[start Source records]
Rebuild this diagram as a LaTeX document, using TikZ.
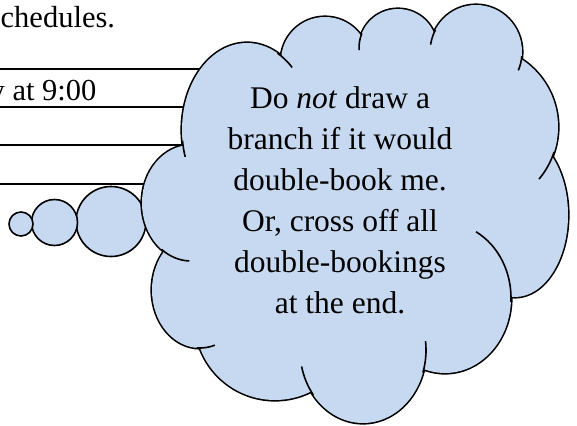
\documentclass[tikz,border=0pt]{standalone}
\usepackage{fontspec}
\setmainfont{Liberation Serif}
\definecolor{cloudfill}{RGB}{198,217,240}

% lobes of the thought cloud: centre x / centre y / x radius / y radius
\newcommand\cloudlobes{247/130/65/87, 325/61/44/44, 398/48/39/39,
  476/52/46/47, 477/127/81/81, 515/215/53/82, 445/298/66/75,
  363/350/63/73, 275/320/80/80, 200/290/48/58, 191/203/49/58}

% short inner strokes where one lobe runs on past its neighbour:
% centre x / centre y / x radius / y radius / from angle / to angle
\newcommand\cloudticks{247/130/65/87/173/162, 247/130/65/87/298/314,
  398/48/39/39/202/177, 476/52/46/47/208/189, 476/52/46/47/5/23,
  477/127/81/81/18/40, 445/298/66/75/3/-62, 363/350/63/73/18/-7,
  363/350/63/73/142/167, 200/290/48/58/94/72, 191/203/49/58/127/92}

\begin{document}
\begin{tikzpicture}[x=1pt,y=-1pt,
  rule/.style={line width=1.4pt},
  bubble/.style={draw=black,line width=1.6pt,fill=cloudfill},
  lobeedge/.style={draw=black,line width=3.2pt},
  tickline/.style={draw=black,line width=1.6pt},
  bodytext/.style={inner sep=0pt,anchor=base west,font=\fontsize{30.5}{36}\selectfont},
  cloudtext/.style={inner sep=0pt,anchor=base,font=\fontsize{31.5}{41}\selectfont}]
\useasboundingbox (0,0) rectangle (577,425);

% page text and table rules behind the cloud
\node[bodytext] (head) at (0.5,27.5) {chedules.};
\node[bodytext] (row1) at (-10.5,100) {y at 9:00};
\draw[rule] (-2,69) -- (260,69);
\draw[rule] (-2,107) -- (260,107);
\draw[rule] (-2,145) -- (260,145);
\draw[rule] (-2,184) -- (260,184);

% trail of thought bubbles
\draw[bubble] (111,221.5) circle[radius=35];
\draw[bubble] (54.5,222.5) circle[radius=23];
\draw[bubble] (21,224) circle[radius=12];

% cloud: heavy outlines first, then the fill hides their inner half
\foreach \cx/\cy/\rx/\ry in \cloudlobes
  \draw[lobeedge] (\cx,\cy) ellipse[x radius=\rx, y radius=\ry];
\foreach \cx/\cy/\rx/\ry in \cloudlobes
  \fill[cloudfill] (\cx,\cy) ellipse[x radius=\rx, y radius=\ry];
\fill[cloudfill] (247,130) -- (325,61) -- (398,48) -- (476,52) -- (477,127)
  -- (515,215) -- (445,298) -- (363,350) -- (275,320) -- (200,290)
  -- (191,203) -- cycle;
\foreach \cx/\cy/\rx/\ry/\a/\b in \cloudticks
  \draw[tickline] ({\cx+\rx*cos(\a)},{\cy+\ry*sin(\a)})
    arc[start angle=\a, end angle=\b, x radius=\rx, y radius=\ry];

% the thought
\node[cloudtext] (t1) at (340,108) {Do \textit{not} draw a};
\node[cloudtext] (t2) at (340,149) {branch if it would};
\node[cloudtext] (t3) at (340,190) {double-book me.};
\node[cloudtext] (t4) at (340,231) {Or, cross off all};
\node[cloudtext] (t5) at (340,272) {double-bookings};
\node[cloudtext] (t6) at (340,313) {at the end.};
\end{tikzpicture}
\end{document}
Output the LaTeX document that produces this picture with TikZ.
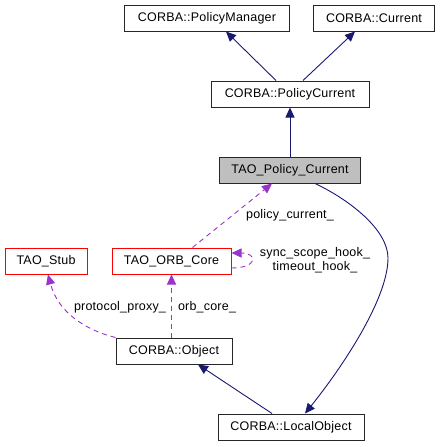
[end Source records]
Written exercise: Within the listing above, find every line containing the string "LaTeX" and return it.

Exercise output:
Rebuild this diagram as a LaTeX document, using TikZ.
Output the LaTeX document that produces this picture with TikZ.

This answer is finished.